Thierry Devergie
- Date of birth: 27 July 1966 (age 58)
- Place of birth: Marseille, Provence-Alpes-Côte d'Azur, France
- Height: 6 ft 6 in (1.98 m)
- Weight: 260 lb (118 kg)

Rugby union career
- Position(s): Lock

Senior career
- Years: Team / Apps / (Points)
- 1994–95: RC Nîmes /  / ()
- 1995: FC Grenoble /  / ()
- 1997–98: Neath RFC /  / ()
- 1998: Bristol Shoguns /  / ()
- 1998-99: CA Brive /  / ()
- 1999-00: CA Bordeaux-Bègles Gironde /  / ()

International career
- Years: Team / Apps / (Points)
- 1988–92: France / 17 / (0)
- Rugby league career

Playing information
Club
| Years | Team | Pld | T | G | FG | P |
| 1995–96 | Paris Saint-Germain |  |  |  |  |  |

= Thierry Devergie =

France international rugby union & league footballer

Thierry Devergie (born 27 July 1966 in Marseille) is a French former rugby union & rugby league footballer.

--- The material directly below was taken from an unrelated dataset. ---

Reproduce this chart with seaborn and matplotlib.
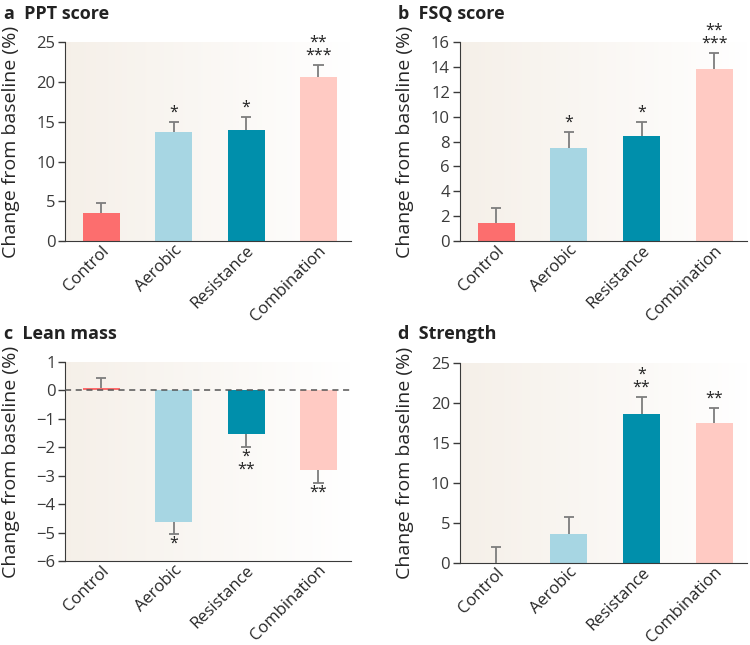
"""
Change from baseline by exercise group: PPT, FSQ, lean mass, strength
"""

import matplotlib
matplotlib.use("Agg")
import matplotlib.pyplot as plt
import matplotlib.transforms as mtransforms
import numpy as np
import pandas as pd
import seaborn as sns

groups = ["Control", "Aerobic", "Resistance", "Combination"]
colors = ["#fc6e6e", "#a7d6e3", "#008fab", "#ffcac3"]

ppt_mean = [3.5, 13.7, 14.0, 20.6]
ppt_sem = [1.3, 1.3, 1.6, 1.5]
ppt_stars = ["", "*", "*", "**\n***"]

fsq_mean = [1.5, 7.45, 8.45, 13.85]
fsq_sem = [1.15, 1.3, 1.15, 1.25]
fsq_stars = ["", "*", "*", "**\n***"]

lean_mean = [0.08, -4.62, -1.55, -2.8]
lean_sem = [0.35, 0.43, 0.45, 0.45]
lean_stars = ["", "*", "*\n**", "**"]

strength_mean = [0.0, 3.6, 18.7, 17.5]
strength_sem = [2.0, 2.2, 2.1, 1.9]
strength_stars = ["", "", "*\n**", "**"]

panels = [
    ("a", "PPT score", ppt_mean, ppt_sem, ppt_stars, (0, 25), [0, 5, 10, 15, 20, 25]),
    ("b", "FSQ score", fsq_mean, fsq_sem, fsq_stars, (0, 16), list(range(0, 17, 2))),
    ("c", "Lean mass", lean_mean, lean_sem, lean_stars, (-6, 1), list(range(-6, 2))),
    ("d", "Strength", strength_mean, strength_sem, strength_stars, (0, 25), [0, 5, 10, 15, 20, 25]),
]

# posizioni assi in frazioni di figura (left, bottom, width, height)
axes_pos = {
    "a": [0.087, 0.626, 0.381, 0.309],
    "b": [0.613, 0.626, 0.383, 0.309],
    "c": [0.087, 0.130, 0.381, 0.309],
    "d": [0.613, 0.127, 0.383, 0.310],
}
title_pos = {"a": (0.006, 0.978), "b": (0.531, 0.978), "c": (0.006, 0.482), "d": (0.531, 0.482)}

sns.set_style("ticks")
plt.rcParams["font.family"] = ["Open Sans", "DejaVu Sans"]
plt.rcParams["axes.edgecolor"] = "#3a3a3a"
plt.rcParams["ytick.color"] = "#3a3a3a"
plt.rcParams["text.color"] = "#222222"

fig = plt.figure(figsize=(7.5, 6.45), dpi=100)

# sfondo sfumato beige -> bianco
grad = np.linspace(0, 1, 256)
bg_left = np.array([0.962, 0.940, 0.912])
bg_right = np.array([1.0, 1.0, 1.0])
bg = bg_left[None, :] * (1 - grad[:, None]) + bg_right[None, :] * grad[:, None]
bg_img = bg[None, :, :]

for letter, title, means, sems, stars, ylim, yticks in panels:
    ax = fig.add_axes(axes_pos[letter])
    ax.imshow(bg_img, extent=[0, 1, 0, 1], transform=ax.transAxes,
              aspect="auto", zorder=0)

    df = pd.DataFrame({"group": groups, "value": means})
    sns.barplot(data=df, x="group", y="value", hue="group", palette=colors,
                order=groups, hue_order=groups, legend=False, errorbar=None,
                saturation=1, width=0.51, linewidth=0, ax=ax, zorder=2)

    x = np.arange(len(groups))
    means_arr = np.array(means)
    sign = np.where(means_arr < 0, -1, 1)
    tips = means_arr + sign * np.array(sems)
    ax.vlines(x, means_arr, tips, color="#7d7d7d", lw=1.3, zorder=3)
    ax.hlines(tips, x - 0.07, x + 0.07, color="#7d7d7d", lw=1.3, zorder=3)

    for xi, tip, s, sg in zip(x, tips, stars, sign):
        if not s:
            continue
        ax.annotate(s, (xi, tip), xytext=(0, 1 * sg), textcoords="offset points",
                    ha="center", va="bottom" if sg > 0 else "top",
                    fontsize=11.5, linespacing=0.72, zorder=4)

    if letter == "c":
        ax.axhline(0, color="#555555", lw=1.1, ls=(0, (4, 3)), zorder=3)

    ax.set_xlim(-0.5, 3.45)
    ax.set_ylim(*ylim)
    ax.set_yticks(yticks)
    ax.set_yticklabels(["\u2212" + str(-t) if t < 0 else str(t) for t in yticks])
    ax.set_xlabel("")
    ax.set_ylabel("Change from baseline (%)", fontsize=14)
    ax.yaxis.set_label_coords(-0.16, 0.5)
    ax.tick_params(axis="y", labelsize=12, length=5, width=1, pad=2)
    ax.tick_params(axis="x", length=0, pad=1)
    ax.set_xticks(x)
    ax.set_xticklabels(groups, rotation=45, ha="right", fontsize=12)
    offset = mtransforms.ScaledTranslation(8 / 72, 0, fig.dpi_scale_trans)
    for lbl in ax.get_xticklabels():
        lbl.set_transform(lbl.get_transform() + offset)
    sns.despine(ax=ax)

    fig.text(*title_pos[letter], f"{letter}  {title}", fontsize=13,
             fontweight="bold", ha="left", va="center")

plt.savefig("out.png", dpi=100)
plt.close()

He played as a lock and as a flanker. He also had a brief stint as a professional rugby league footballer.

==Career==
Devergie played for RC Nîmes and for FC Grenoble (1994/95) in rugby union. He played a season for Paris Saint-Germain Rugby League (1995/96), returning to his previous code afterwards. He played for the Welsh team Neath RFC in the season of 1997/98, moving to Bristol Shoguns, in England the same season. Returning to France he would represent CA Brive (1998/99) and CA Bordeaux-Bègles Gironde (1999/2000). He finished his career aged 33 years old.

Devergie had 17 caps for France, from 1988 to 1992, without ever scoring. He had 4 caps at the 1990 Five Nations Championship. He was selected for the 1991 Rugby World Cup but never left the bench.